Long-lost relic may reveal origins of Stonehenge
As Robert Phillips neared his 90th birthday, the former diamond cutter decided to return a priceless piece of history to the United Kingdom: a 91-centimeter-long cylinder of rock from the heart of Stonehenge. Now, archaeologists working with the so-called Phillips core have all but conclusively shown that the famed monument’s largest building blocks came from a forest about 25 kilometers away, confirming a long-standing hypothesis.
It’s “a quality piece of work,” says Richard Bevins, a geologist and Stonehenge researcher at the National Museum Cardiff. Knowing the stones’ origin could reveal future excavation sites in the region, shedding light on the ancient stoneworkers who constructed these mysterious monuments.

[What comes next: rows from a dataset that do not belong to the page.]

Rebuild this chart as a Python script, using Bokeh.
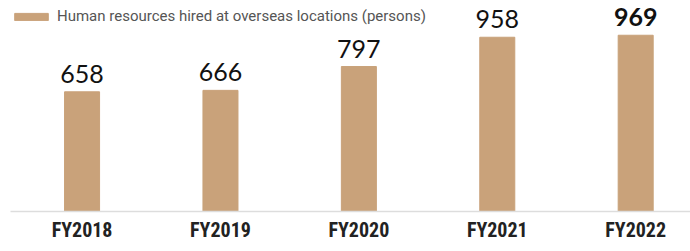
from bokeh.plotting import figure
from bokeh.models import ColumnDataSource, FixedTicker, Range1d, Legend, LegendItem
from bokeh.core.properties import value
from bokeh.embed import file_html
from bokeh.resources import INLINE

categories = ["FY2018", "FY2019", "FY2020", "FY2021", "FY2022"]
hires = [658, 666, 797, 958, 969]
label_weights = ["normal", "normal", "normal", "normal", "bold"]
series_name = "Human resources hired at overseas locations (persons)"

xs = list(range(len(categories)))
src = ColumnDataSource(dict(x=xs, y=hires, lab=[str(v) for v in hires], fw=label_weights))

p = figure(width=690, height=251, output_backend="svg", toolbar_location=None,
           x_range=Range1d(-0.517, 4.396), y_range=Range1d(0, 1160),
           min_border_left=10, min_border_right=0, min_border_top=0, min_border_bottom=40,
           y_axis_location=None)
p.outline_line_color = None
p.xgrid.visible = False
p.ygrid.visible = False

bar_color = "#c9a27a"
r = p.vbar(x="x", top="y", width=0.253, bottom=0, source=src, color=bar_color)

p.text(x="x", y="y", text="lab", source=src, text_align="center", text_baseline="bottom",
       y_offset=-9, text_font=value("Lato"), text_font_size="25px", text_color="#111111",
       text_font_style="fw")

ax = p.xaxis[0]
ax.ticker = FixedTicker(ticks=xs)
ax.major_label_overrides = {i: c for i, c in zip(xs, categories)}
ax.major_tick_line_color = None
ax.minor_tick_line_color = None
ax.axis_line_color = "#dddddd"
ax.axis_line_width = 1.5
ax.major_label_text_font = "'Liberation Sans Narrow', 'Roboto Condensed', 'DejaVu Sans Condensed', Roboto"
ax.major_label_text_font_style = "bold"
ax.major_label_text_font_size = "20px"
ax.major_label_text_color = "#222222"
ax.major_label_standoff = 0

legend = Legend(items=[LegendItem(label=series_name, renderers=[r])], location=(0, 186),
                margin=0, padding=0, glyph_width=42, glyph_height=9, label_standoff=5,
                label_text_font="Roboto", label_text_font_size="15px", label_text_color="#555555",
                border_line_color=None, background_fill_alpha=0)
p.add_layout(legend)

open("out.html", "w").write(file_html(p, INLINE))
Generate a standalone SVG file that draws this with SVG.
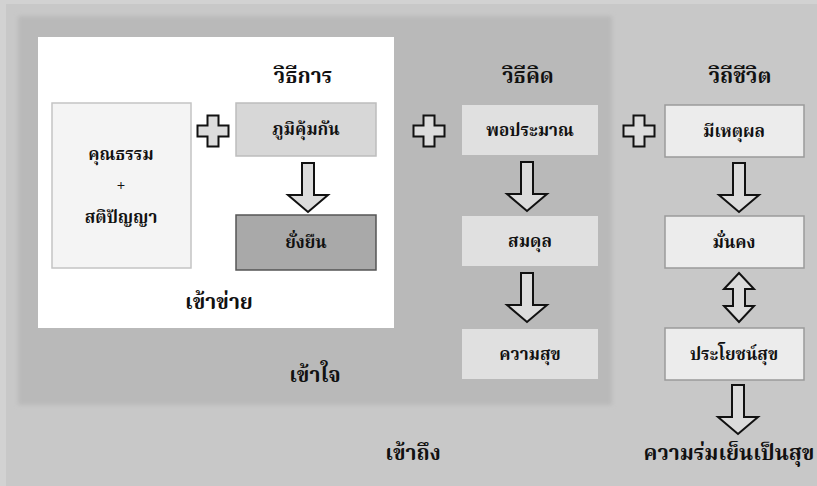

Beginning around 3000 B.C.E., Stonehenge was built up over hundreds of years as a ceremonial spot by people hailing from what today is Wales. The monument includes 52 massive, 25-ton silica stones known as sarsens. For centuries, most researchers have assumed the stones came from the closest major boulder field, some 25 to 30 kilometers north of the site in a region called the Marlborough Downs.
Others have pointed out that the monument’s mysterious masons weren’t necessarily sticklers for convenience. After all, Stonehenge’s smaller “bluestones”—which lie at its center and have been much more intensively studied than the sarsens—traveled some 150 kilometers from various sites around Wales.
Enter the Phillips core. In 1958, Phillips was part of a crew contracted to re-erect three massive blocks that had toppled more than 100 years earlier at Stonehenge. When the workers lifted one of them, Stone 58, they realized it was cracked. So they cut a hole through it and pinned it with a metal bolt to reinforce it. Phillips took the drilled-out core as a souvenir; it hung in his U.K. office for years before he took it with him when he retired to Florida.
When the Phillips core re-emerged in 2018, David Nash, an archaeologist and geographer at the University of Brighton, and colleagues knew they finally had the missing piece they needed to pinpoint the sarsens’ origins. Today, destroying intact pieces of Stonehenge is forbidden, Nash says, but because it has already been removed, the Phillips core gave them a unique opportunity for analysis.
Nash and University of Brighton geologist Jake Ciborowski used a portable x-ray spectrometer—which Nash says “looks a bit like a ray gun from an old sci-fi movie”—to take nondestructive surface readings of all 52 sarsens’ chemical compositions. Despite being more than 99% silica, the stones also contained traces of other elements, including aluminum, carbon, iron, potassium, and magnesium. Critically, 50 of the 52 sarsens—including the Phillips core’s parent—had a practically identical chemical makeup, suggesting the stones all came from a single site.
Nash’s team then pulverized half of the Phillips core and ran it through a gantlet of chemical analyses that return a much higher resolution signature than x-ray spectrometry can provide.